Finishing and displaying textile scrap collage
Once stitched, a textile collage can be finished in several ways. A small piece can be mounted on archival board and placed in a deep frame. A larger work can be stretched over a canvas frame, attached to a wooden panel, or hung from a simple dowel. If the edges are beautiful, leave them visible. If the composition needs containment, bind the edges with a strip of reclaimed fabric.
For a contemporary look, float the textile piece inside a shadow box so the surface texture remains visible. For a softer handmade presentation, allow the work to hang like a small tapestry. Always consider the weight of the fabric. Heavy upholstery scraps may need stronger stitching and a firmer backing, while delicate vintage cloth may need support from a stable base.

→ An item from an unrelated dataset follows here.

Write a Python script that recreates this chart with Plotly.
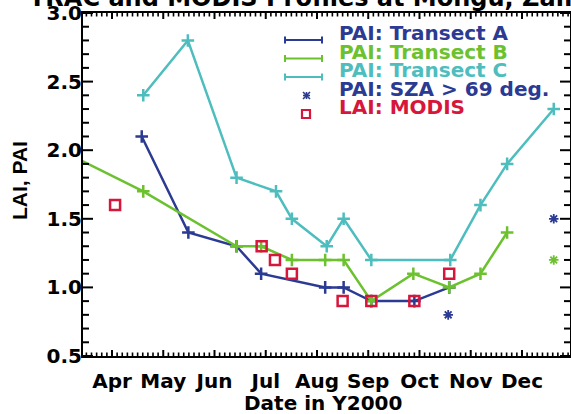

A more attentive way to create
Working with textile scraps changes the rhythm of artmaking. It invites sorting, touching, remembering, testing, and arranging. It encourages artists to begin with what exists rather than what is missing. It also makes sustainability visible in a warm and human way. The result is not only an artwork made from recycled goods, but a record of care: care for materials, care for memory, and care for the stories held in cloth.
For Soh and Soh Art, textile scrap collage offers a beautiful reminder that art does not always begin with pristine supplies. Sometimes it begins with the hem of an old shirt, the corner of a tablecloth, or the last strip of fabric left on the cutting table. When those pieces are gathered, layered, and stitched, they become more than leftovers. They become a mended palette: a surface where sustainability and sentiment meet.
The next time a scrap of cloth seems too small to save, place it in a jar or basket instead. Sort it by colour. Pair it with another fragment. Add a line of stitch. Over time, those remnants can become a landscape, a memory, a study in texture, or a quiet work of art. Nothing has to be wasted when the artist is willing to look again.